Take the lines from the top down to and including the one with "1350, 1450, 1550];" and repeat them exactly. Omit images.
====
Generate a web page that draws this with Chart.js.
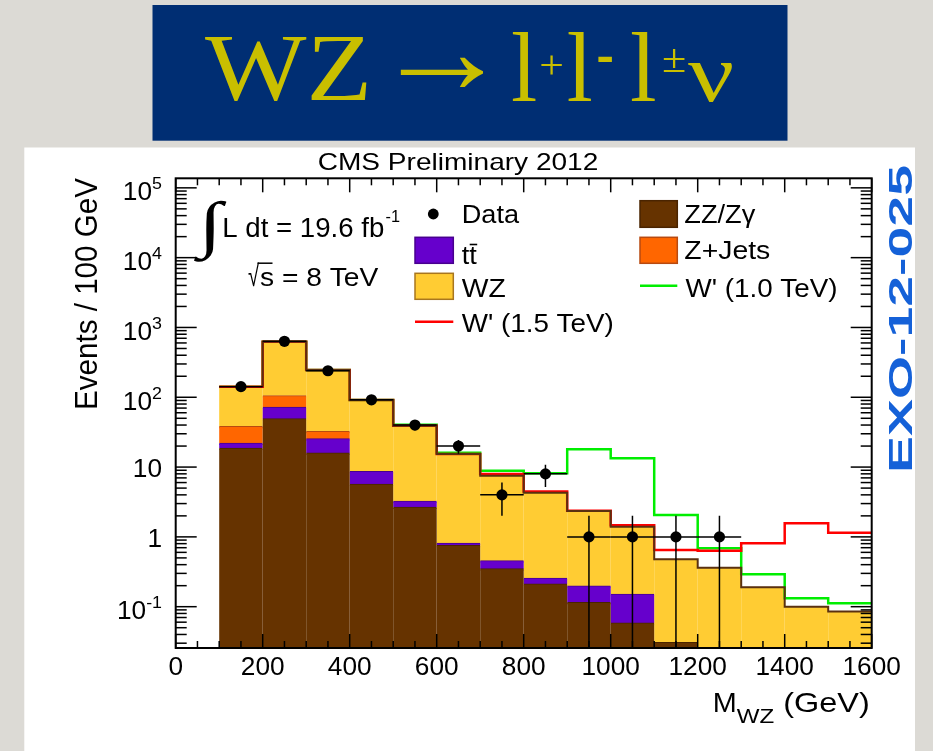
<!DOCTYPE html>
<html>
<head>
<meta charset="utf-8">
<title>WZ -> l+l-l nu</title>
<script src="https://cdn.jsdelivr.net/npm/chart.js@4.4.1/dist/chart.umd.min.js"></script>
<style>
  html, body { margin: 0; padding: 0; background: #dcdad5; }
  #wrap { position: relative; width: 933px; height: 751px; }
  canvas { display: block; }
</style>
</head>
<body>
<div id="wrap"><canvas id="massChart" width="933" height="751"></canvas></div>
<script>
// binning (GeV)
const binEdges = [100, 200, 300, 400, 500, 600, 700, 800, 900, 1000, 1100, 1200, 1300, 1400, 1500, 1600];
const binCenters = [150, 250, 350, 450, 550, 650, 750, 850, 950, 1050, 1150, 1250, 1350, 1450, 1550];

// backgrounds, events per bin (stack order bottom -> top)
const zzGamma = [18.6, 48.9, 15.8, 5.67, 2.65, 0.75, 0.347, 0.211, 0.114, 0.058, 0.0305, 0, 0, 0, 0];
const ttbar   = [3.3, 23.0, 9.5, 2.93, 0.59, 0.06, 0.105, 0.044, 0.084, 0.092, 0, 0, 0, 0, 0];
const zJets   = [16.0, 33.1, 6.8, 0, 0, 0, 0, 0, 0, 0, 0, 0, 0, 0, 0];
const wzBkg   = [104, 521, 214, 82.9, 36.0, 14.6, 7.08, 4.05, 2.15, 1.25, 0.448, 0.362, 0.190, 0.100, 0.085];

// background + signal
const wPrime15 = [141.9, 626, 246, 91.5, 39.2, 15.4, 7.96, 4.45, 2.37, 1.47, 0.649, 0.634, 0.809, 1.57, 1.15];
const wPrime10 = [141.9, 626, 246, 91.6, 40.5, 16.0, 8.89, 8.15, 18.0, 13.4, 2.06, 0.686, 0.291, 0.132, 0.112];

// data
const dataCenters = [150, 250, 350, 450, 550, 650, 750, 850, 950, 1050, 1150, 1250];
const dataCounts  = [142, 634, 240, 92, 40, 20, 4, 8, 1, 1, 1, 1];
const dataErrors  = [11.9, 25.2, 15.5, 9.6, 6.3, 4.5, 2.0, 2.83, 1.0, 1.0, 1.0, 1.0];

// axes
const xTickValues = [0, 200, 400, 600, 800, 1000, 1200, 1400, 1600];
const xMinorStep = 50;
const yLabelValues = [0.1, 1, 10, 100, 1000, 10000, 100000];
const yLabelBase = ['10', '1', '10', '10', '10', '10', '10'];
const yLabelExp  = ['-1', '', '', '2', '3', '4', '5'];
const X_MIN = 0, X_MAX = 1600;
const Y_MIN = 0.0256, Y_MAX = 1.37e5;

const SANS = '"Liberation Sans", Arial, Helvetica, sans-serif';
const SERIF = '"Liberation Serif", "Times New Roman", "DejaVu Serif", serif';

const colors = {
  zz: '#663300', zzLine: '#4a2400',
  tt: '#6600cc', ttLine: '#48008f',
  zj: '#ff6600', zjLine: '#b84a10',
  wz: '#ffcc33', wzLine: '#a8761e',
  outline: '#5a3010',
  red: '#ff0000', green: '#00ee00'
};

const bkgTotal = binCenters.map((_, i) => zzGamma[i] + ttbar[i] + zJets[i] + wzBkg[i]);

function stepPoints(vals, fromBottom) {
  const pts = [{ x: binEdges[0], y: fromBottom ? 0 : vals[0] }];
  vals.forEach((v, i) => pts.push({ x: binEdges[i + 1], y: v }));
  return pts;
}

// text drawn at baseline, stretched to a given width
function txt(ctx, str, x, y, size, w, o = {}) {
  ctx.save();
  ctx.font = (o.bold ? 'bold ' : '') + size + 'px ' + (o.family || SANS);
  ctx.fillStyle = o.color || '#000';
  ctx.textAlign = 'left';
  ctx.textBaseline = 'alphabetic';
  const m = ctx.measureText(str).width;
  ctx.translate(x, y);
  if (o.rot) ctx.rotate(o.rot);
  ctx.scale(w ? w / m : (o.sx || 1), o.sy || 1);
  ctx.fillText(str, 0, 0);
  ctx.restore();
  return w || m * (o.sx || 1);
}

// glyphs fitted into an ink box
function inkText(ctx, str, family, x0, y0, x1, y1, color) {
  ctx.save();
  ctx.font = '100px ' + family;
  ctx.textAlign = 'left';
  ctx.textBaseline = 'alphabetic';
  const m = ctx.measureText(str);
  const iw = m.actualBoundingBoxLeft + m.actualBoundingBoxRight;
  const ih = m.actualBoundingBoxAscent + m.actualBoundingBoxDescent;
  ctx.translate(x0, y0);
  ctx.scale((x1 - x0) / iw, (y1 - y0) / ih);
  ctx.fillStyle = color;
  ctx.fillText(str, m.actualBoundingBoxLeft, m.actualBoundingBoxAscent);
  ctx.restore();
}

function seg(ctx, x0, y0, x1, y1) {
  ctx.beginPath();
  ctx.moveTo(x0, y0);
  ctx.lineTo(x1, y1);
  ctx.stroke();
}

// page background, white panel and title banner
const pagePlugin = {
  id: 'page',
  beforeDraw(chart) {
    const ctx = chart.ctx;
    ctx.save();
    ctx.fillStyle = '#dcdad5';
    ctx.fillRect(0, 0, chart.width, chart.height);
    ctx.fillStyle = '#ffffff';
    ctx.fillRect(24.3, 147.5, 915 - 24.3, 751 - 147.5);
    ctx.fillStyle = '#002e73';
    ctx.fillRect(152.5, 5, 635, 135.7);
    const yel = '#c9bf00';
    inkText(ctx, 'WZ', SERIF, 205, 38.3, 366.7, 101.7, yel);
    inkText(ctx, '\u2192', SERIF, 400, 56.7, 483.3, 86.7, yel);
    inkText(ctx, 'l', SERIF, 513, 32.3, 535.7, 100.7, yel);
    inkText(ctx, '+', SERIF, 541, 55, 562, 74, yel);
    inkText(ctx, 'l', SERIF, 568.5, 32.3, 591, 100.7, yel);
    inkText(ctx, '-', SERIF, 598, 56.5, 612, 62, yel);
    inkText(ctx, 'l', SERIF, 632, 32.3, 655, 100.7, yel);
    inkText(ctx, '\u00b1', SERIF, 663.7, 48.3, 684.5, 71.7, yel);
    inkText(ctx, '\u03bd', SERIF, 688, 63, 732, 101.7, yel);
    ctx.restore();
  }
};

// data error bars, drawn under the markers
const errorBarPlugin = {
  id: 'errorBars',
  beforeDatasetDraw(chart, args) {
    if (chart.data.datasets[args.index].label !== 'Data') return;
    const { ctx, chartArea: a, scales: { x, y } } = chart;
    const halfBin = (binEdges[1] - binEdges[0]) / 2;
    ctx.save();
    ctx.beginPath();
    ctx.rect(a.left, a.top, a.right - a.left, a.bottom - a.top);
    ctx.clip();
    ctx.strokeStyle = '#000';
    ctx.lineWidth = 1.5;
    dataCounts.forEach((n, i) => {
      const cx = x.getPixelForValue(dataCenters[i]);
      const cy = y.getPixelForValue(n);
      const lo = n - dataErrors[i];
      const yLo = lo > 0 ? y.getPixelForValue(lo) : a.bottom;
      const yHi = y.getPixelForValue(n + dataErrors[i]);
      seg(ctx, cx, yLo, cx, yHi);
      seg(ctx, x.getPixelForValue(dataCenters[i] - halfBin), cy, x.getPixelForValue(dataCenters[i] + halfBin), cy);
    });
    ctx.restore();
  }
};

// ROOT-style frame, inward ticks, labels, legend and captions
const framePlugin = {
  id: 'rootFrame',
  afterDraw(chart) {
    const { ctx, chartArea: a, scales: { x, y } } = chart;
    ctx.save();
    ctx.strokeStyle = '#000';
    ctx.lineWidth = 1.5;

    // x ticks
    for (let v = X_MIN; v <= X_MAX; v += xMinorStep) {
      const px = x.getPixelForValue(v);
      const len = xTickValues.includes(v) ? 14 : 7;
      seg(ctx, px, a.bottom, px, a.bottom - len);
      seg(ctx, px, a.top, px, a.top + len);
    }
    // y ticks (log)
    for (let e = -2; e <= 5; e++) {
      for (let k = 1; k <= 9; k++) {
        const v = k * Math.pow(10, e);
        if (v < Y_MIN || v > Y_MAX) continue;
        const py = y.getPixelForValue(v);
        const len = k === 1 ? 21 : 11;
        seg(ctx, a.left, py, a.left + len, py);
        seg(ctx, a.right, py, a.right - len, py);
      }
    }
    ctx.lineWidth = 2;
    ctx.strokeRect(a.left, a.top, a.right - a.left, a.bottom - a.top);

    // x labels
    xTickValues.forEach(v => {
      const s = String(v);
      ctx.font = '25px ' + SANS;
      const w = ctx.measureText(s).width * 1.05;
      txt(ctx, s, x.getPixelForValue(v) - w / 2, a.bottom + 27, 25, w);
    });

    // y labels
    const R = 162;
    yLabelValues.forEach((v, i) => {
      const py = y.getPixelForValue(v);
      ctx.font = '25px ' + SANS;
      const bw = ctx.measureText(yLabelBase[i]).width * 1.05;
      if (yLabelExp[i]) {
        ctx.font = '17px ' + SANS;
        const ew = ctx.measureText(yLabelExp[i]).width * 1.05;
        const x0 = R - bw - ew;
        txt(ctx, yLabelBase[i], x0, py + 12.5, 25, bw);
        txt(ctx, yLabelExp[i], x0 + bw, py + 1.5, 17, ew);
      } else {
        txt(ctx, yLabelBase[i], R - bw, py + 10, 25, bw);
      }
    });

    // axis titles
    txt(ctx, 'M', 712.7, 711.7, 28, 24);
    txt(ctx, 'WZ', 736.7, 723.3, 21, 37.5);
    txt(ctx, '(GeV)', 783.3, 711.7, 28, 86.5);
    txt(ctx, 'Events / 100 GeV', 97, 410, 28, 232, { rot: -Math.PI / 2, sy: 1.1 });

    // captions
    txt(ctx, 'CMS Preliminary 2012', 317.7, 170, 24, 280.6);
    txt(ctx, 'EXO-12-025', 911.7, 473, 30, 308, { rot: -Math.PI / 2, bold: true, sy: 1.08, color: '#1561d8' });
    inkText(ctx, '\u222b', SERIF, 193.3, 200, 226.7, 261.7, '#000');
    txt(ctx, 'L dt = 19.6 fb', 222.3, 236.7, 27, 162);
    txt(ctx, '-1', 385.5, 222, 17, 14.5);
    inkText(ctx, '\u221a', SANS, 248.3, 262.5, 259, 286.5, '#000');
    txt(ctx, 's = 8 TeV', 260, 286, 26, 118.3);
    ctx.lineWidth = 1.5;
    seg(ctx, 257.5, 263.2, 272.5, 263.2);

    // legend
    ctx.fillStyle = '#000';
    ctx.beginPath();
    ctx.arc(433.3, 214, 5.4, 0, Math.PI * 2);
    ctx.fill();
    txt(ctx, 'Data', 461.7, 222.7, 25, 57.3);

    const box = (x0, y0, w, h, fill, line) => {
      ctx.fillStyle = fill;
      ctx.fillRect(x0, y0, w, h);
      ctx.strokeStyle = line;
      ctx.lineWidth = 1.5;
      ctx.strokeRect(x0, y0, w, h);
    };
    box(415, 237.3, 38.3, 26, colors.tt, colors.ttLine);
    const tw = txt(ctx, 'tt', 461.7, 264, 25, 15);
    ctx.strokeStyle = '#000';
    ctx.lineWidth = 1.6;
    seg(ctx, 461.7 + tw / 2 + 0.5, 244.5, 461.7 + tw + 0.5, 244.5);

    box(415, 273.3, 38.3, 26, colors.wz, colors.wzLine);
    txt(ctx, 'WZ', 461.7, 296.7, 25, 44);

    ctx.strokeStyle = colors.red;
    ctx.lineWidth = 2.5;
    seg(ctx, 415, 321.7, 453.3, 321.7);
    txt(ctx, "W' (1.5 TeV)", 461.7, 331.5, 25, 152);

    box(640, 200.7, 37.3, 26.6, colors.zz, colors.zzLine);
    txt(ctx, 'ZZ/Z\u03b3', 684.3, 222.7, 25, 71);

    box(640, 237.3, 37.3, 26, colors.zj, colors.zjLine);
    txt(ctx, 'Z+Jets', 684.3, 259.3, 25, 86);

    ctx.strokeStyle = colors.green;
    ctx.lineWidth = 2.5;
    seg(ctx, 640, 285.7, 677.3, 285.7);
    txt(ctx, "W' (1.0 TeV)", 685.5, 296.7, 25, 152);

    ctx.restore();
  }
};

const barDefaults = {
  type: 'bar',
  stack: 'bkg',
  order: 10,
  barPercentage: 1,
  categoryPercentage: 1,
  inflateAmount: 0.6,
  borderWidth: { top: 1, left: 0, right: 0, bottom: 0 },
  borderSkipped: false
};

const stepLine = (label, vals, color, width, order, fromBottom) => ({
  type: 'line',
  label,
  data: stepPoints(vals, fromBottom),
  stack: label,
  order,
  stepped: 'after',
  borderColor: color,
  borderWidth: width,
  pointRadius: 0,
  fill: false,
  tension: 0
});

new Chart(document.getElementById('massChart'), {
  type: 'bar',
  data: {
    datasets: [
      Object.assign({}, barDefaults, { label: 'ZZ/Z\u03b3', data: binCenters.map((c, i) => ({ x: c, y: zzGamma[i] })), backgroundColor: colors.zz, borderColor: colors.zzLine }),
      Object.assign({}, barDefaults, { label: 'ttbar', data: binCenters.map((c, i) => ({ x: c, y: ttbar[i] })), backgroundColor: colors.tt, borderColor: colors.ttLine }),
      Object.assign({}, barDefaults, { label: 'Z+Jets', data: binCenters.map((c, i) => ({ x: c, y: zJets[i] })), backgroundColor: colors.zj, borderColor: colors.zjLine }),
      Object.assign({}, barDefaults, { label: 'WZ', data: binCenters.map((c, i) => ({ x: c, y: wzBkg[i] })), backgroundColor: colors.wz, borderColor: colors.wzLine }),
      stepLine("W' (1.0 TeV)", wPrime10, colors.green, 2.5, 4, false),
      stepLine("W' (1.5 TeV)", wPrime15, colors.red, 2.5, 3, false),
      stepLine('Total background', bkgTotal, colors.outline, 2, 2, true),
      {
        type: 'scatter',
        label: 'Data',
        stack: 'data',
        order: 0,
        data: dataCenters.map((c, i) => ({ x: c, y: dataCounts[i] })),
        pointRadius: 5.6,
        pointBackgroundColor: '#000',
        pointBorderWidth: 0
      }
    ]
  },
  options: {
    responsive: false,
    animation: false,
    events: [],
    layout: { padding: { left: 175.7, top: 178.3, right: 933 - 871.7, bottom: 751 - 648 } },
    plugins: { legend: { display: false }, tooltip: { enabled: false } },
    scales: {
      x: { type: 'linear', display: false, min: X_MIN, max: X_MAX, offset: false, stacked: true, ticks: { stepSize: 200 } },
      y: { type: 'logarithmic', display: false, min: Y_MIN, max: Y_MAX, stacked: true }
    }
  },
  plugins: [pagePlugin, errorBarPlugin, framePlugin]
});
</script>
</body>
</html>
====
IN RESPONSE
Generate a web page that draws this with Chart.js.
<!DOCTYPE html>
<html>
<head>
<meta charset="utf-8">
<title>WZ -> l+l-l nu</title>
<script src="https://cdn.jsdelivr.net/npm/chart.js@4.4.1/dist/chart.umd.min.js"></script>
<style>
  html, body { margin: 0; padding: 0; background: #dcdad5; }
  #wrap { position: relative; width: 933px; height: 751px; }
  canvas { display: block; }
</style>
</head>
<body>
<div id="wrap"><canvas id="massChart" width="933" height="751"></canvas></div>
<script>
// binning (GeV)
const binEdges = [100, 200, 300, 400, 500, 600, 700, 800, 900, 1000, 1100, 1200, 1300, 1400, 1500, 1600];
const binCenters = [150, 250, 350, 450, 550, 650, 750, 850, 950, 1050, 1150, 1250, 1350, 1450, 1550];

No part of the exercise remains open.